Art of evading roadblocks : Aiding the curfew
- The Sangai Express Editorial :: July 11 2015 -
Curfew cannot douse the flame. At best it can only help in containing a situation.
The Government however seems to think otherwise. This should explain the reason for the current curfew in force in Imphal East and Imphal West.
Would have been much better and made more sense if only the Government had taken cognizance of the simmering tension amongst the people.
What the Government should realise is the plain fact that the current spell of unrest is much more than just a situation.
This is all that more true given the fact that a student was killed on July 8 in police action.
No way can a curfew or imposing restrictions on the movements of the people actually address an issue.
As a Government which is there to look after the aspirations of the people, something more concrete is expected.
It would have made much more sense if only the Government had the far sightedness to acknowledge that many are not happy with the Manipur Regulation of Visitors, Tenants and Migrant Workers Bill that was passed in the Assembly some months back.
The present unrest and the pitch battles between protesters and the police could have been avoided if only the Government had made the first move to take a fresh look at the said Bill and then acted accordingly.
A point which could have been realised if only the Government had recognised the gravity of the situation.
So it is curfew, pitched battles between the protesters and the police and days of tension and uncertainty. At stake is the geo-political entity called Manipur.

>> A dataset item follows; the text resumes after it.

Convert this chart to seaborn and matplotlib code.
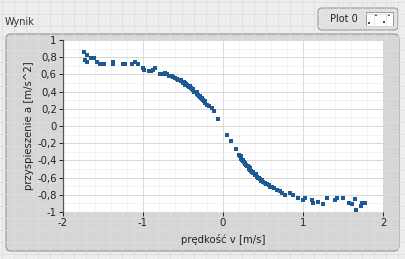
import numpy as np
import pandas as pd
import matplotlib
matplotlib.use("Agg")
import matplotlib.pyplot as plt
from matplotlib.patches import FancyBboxPatch, Rectangle
from matplotlib.ticker import MultipleLocator, FuncFormatter
import seaborn as sns

vel = [-1.74, -1.70, -1.73, -1.70, -1.65, -1.61, -1.58, -1.54, -1.49, -1.38, -1.37, -1.25, -1.23,
       -1.14, -1.10, -1.06, -1.00, -0.99, -0.93, -0.90, -0.87, -0.85, -0.79, -0.75, -0.72, -0.70,
       -0.68, -0.64, -0.62, -0.60, -0.58, -0.56, -0.54, -0.52, -0.50, -0.48, -0.47, -0.45, -0.44,
       -0.43, -0.42, -0.41, -0.40, -0.39, -0.38, -0.37, -0.36, -0.35, -0.34, -0.33, -0.32, -0.31,
       -0.30, -0.29, -0.28, -0.27, -0.26, -0.25, -0.24, -0.22, -0.20, -0.18, -0.14, -0.11, -0.06,
       -0.46, -0.41, -0.37, -0.33, -0.29, -0.26, -0.23, -0.53, -0.49,
       0.05, 0.10, 0.16, 0.20, 0.21, 0.22, 0.23, 0.24, 0.25, 0.26, 0.27, 0.28, 0.29, 0.30, 0.31,
       0.32, 0.33, 0.34, 0.35, 0.36, 0.37, 0.38, 0.40, 0.42, 0.44, 0.46, 0.48, 0.50, 0.52, 0.54,
       0.57, 0.59, 0.61, 0.64, 0.67, 0.71, 0.74, 0.78, 0.84, 0.88, 0.94, 1.00, 1.03, 1.11, 1.12,
       1.19, 1.25, 1.30, 1.40, 1.42, 1.50, 1.57, 1.61, 1.65, 1.66, 1.73, 1.74, 1.77,
       0.22, 0.25, 0.28, 0.31, 0.34, 0.37, 0.41, 0.45, 0.49, 0.55]
acc = [0.86, 0.83, 0.77, 0.75, 0.79, 0.79, 0.74, 0.72, 0.72, 0.75, 0.72, 0.72, 0.72,
       0.72, 0.74, 0.72, 0.67, 0.65, 0.64, 0.64, 0.65, 0.67, 0.61, 0.60, 0.62, 0.60,
       0.58, 0.58, 0.57, 0.56, 0.55, 0.53, 0.53, 0.52, 0.50, 0.50, 0.48, 0.48, 0.46,
       0.47, 0.45, 0.45, 0.44, 0.43, 0.42, 0.42, 0.40, 0.40, 0.39, 0.38, 0.37, 0.36,
       0.35, 0.34, 0.33, 0.32, 0.31, 0.30, 0.29, 0.27, 0.25, 0.23, 0.21, 0.18, 0.08,
       0.49, 0.46, 0.43, 0.39, 0.35, 0.32, 0.29, 0.54, 0.51,
       -0.11, -0.17, -0.27, -0.34, -0.35, -0.37, -0.38, -0.39, -0.41, -0.42, -0.43, -0.44, -0.45, -0.46, -0.47,
       -0.48, -0.50, -0.51, -0.52, -0.53, -0.54, -0.55, -0.57, -0.59, -0.61, -0.62, -0.64, -0.65, -0.66, -0.68,
       -0.69, -0.71, -0.71, -0.72, -0.74, -0.76, -0.78, -0.80, -0.78, -0.80, -0.84, -0.86, -0.84, -0.86, -0.89,
       -0.88, -0.91, -0.84, -0.86, -0.84, -0.84, -0.89, -0.91, -0.85, -0.98, -0.93, -0.89, -0.89,
       -0.35, -0.39, -0.43, -0.46, -0.49, -0.53, -0.56, -0.60, -0.63, -0.68]

x_ticks = [-2, -1, 0, 1, 2]
y_ticks = [-1, -0.8, -0.6, -0.4, -0.2, 0, 0.2, 0.4, 0.6, 0.8, 1]

df = pd.DataFrame({"v": vel, "a": acc})

sns.set_theme(style="white")
plt.rcParams['font.family'] = ['DejaVu Sans']

W, H = 405, 259
fig = plt.figure(figsize=(W / 100, H / 100), dpi=100)
fig.patch.set_facecolor('#ededed')

# panel grid background
bg = fig.add_axes([0, 0, 1, 1])
bg.set_xlim(0, W)
bg.set_ylim(H, 0)
bg.axis('off')
for gx in np.arange(2, W, 12):
    bg.axvline(gx, color='#dedede', lw=0.6)
for gy in np.arange(2, H, 12):
    bg.axhline(gy, color='#dedede', lw=0.6)

# inner frame
frame = FancyBboxPatch((6, 34), 393, 217, boxstyle="round,pad=0,rounding_size=5",
                       facecolor='#d6d6d6', edgecolor='#9a9a9a', lw=0.9)
bg.add_patch(frame)
bg.text(5, 22, "Wynik", fontsize=7, color='#333333', va='center', ha='left')

# legend box
leg = FancyBboxPatch((318, 8), 80, 22, boxstyle="round,pad=0,rounding_size=4",
                     facecolor='#e2e2e2', edgecolor='#9a9a9a', lw=0.8)
bg.add_patch(leg)
bg.text(358, 19, "Plot 0", fontsize=7, color='#222222', va='center', ha='right')
bg.add_patch(Rectangle((366, 12), 27, 14, facecolor='white', edgecolor='#888888', lw=0.6))
for (px, py) in [(369, 23), (376, 15), (389, 15), (384, 22)]:
    bg.add_patch(Rectangle((px - 1, py - 1), 2, 2, facecolor='#1c5a96', edgecolor='none'))

# plot area
ax = fig.add_axes([63 / W, (H - 212) / H, 320 / W, 172 / H])
ax.set_facecolor('white')
sns.scatterplot(data=df, x="v", y="a", ax=ax, marker='s', s=6, color='#1c5a96',
                linewidth=0, zorder=3)
ax.set_xlim(-2, 2)
ax.set_ylim(-1, 1)
ax.set_xticks(x_ticks)
ax.set_yticks(y_ticks)
ax.xaxis.set_minor_locator(MultipleLocator(0.2))
ax.yaxis.set_minor_locator(MultipleLocator(0.1))
ax.grid(which='major', color='#d8d8d8', lw=0.7)
ax.grid(which='minor', color='#efefef', lw=0.5)
ax.set_axisbelow(True)

fmt = FuncFormatter(lambda v, p: ('%g' % v).replace('.', ','))
ax.xaxis.set_major_formatter(fmt)
ax.yaxis.set_major_formatter(fmt)
ax.tick_params(axis='both', which='major', labelsize=7.3, colors='#222222', length=3,
               width=0.7, direction='out', pad=1.5, left=True, bottom=True)
ax.tick_params(axis='both', which='minor', length=0)
for s in ['top', 'right']:
    ax.spines[s].set_visible(False)
ax.spines['left'].set_color('#555555')
ax.spines['left'].set_linewidth(0.9)
ax.spines['bottom'].set_visible(False)

ax.set_xlabel("prędkość v [m/s]", fontsize=7.3, color='#222222', labelpad=4)
ax.set_ylabel("przyspieszenie a [m/s^2]", fontsize=7.3, color='#222222', labelpad=2)

fig.savefig("out.png", dpi=100, facecolor=fig.get_facecolor())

That the imposition of the curfew has not really helped should be clear from the confrontations between the protesters and the police and this has become all that more acute after the young student was killed on July 8.
This is for the protesters and the cops on duty, but how about the others ?
For those people who get to move around with security escorts and come under the VIP tag, this may not pose much of a problem but consider the hardships that the common people have to go through every day of the curfew.
Consider the conditions of those people who are engaged in professions from which there can be no breaks, whether there is curfew or not.
This is about the set of people who do not come under the VIP tag and uniformed services. For these group of people or professionals, it is not curfew alone that they have to negotiate but also the protesters.
The situation is all that more dicey when it gets late and perhaps no one knows this better than journalists, whose job profile dictates that they work late into the evening.
It was not for nothing why the Editors’ Guild, Manipur had to issue an appeal to everyone not to disturb journalists who have to be out everyday and every night to cover the day’s events.
If it is not the protesters then it is the road blocks that reporters and others in the field of journalism have to contend with every day.
Some thoughts ought to be given to their conditions too.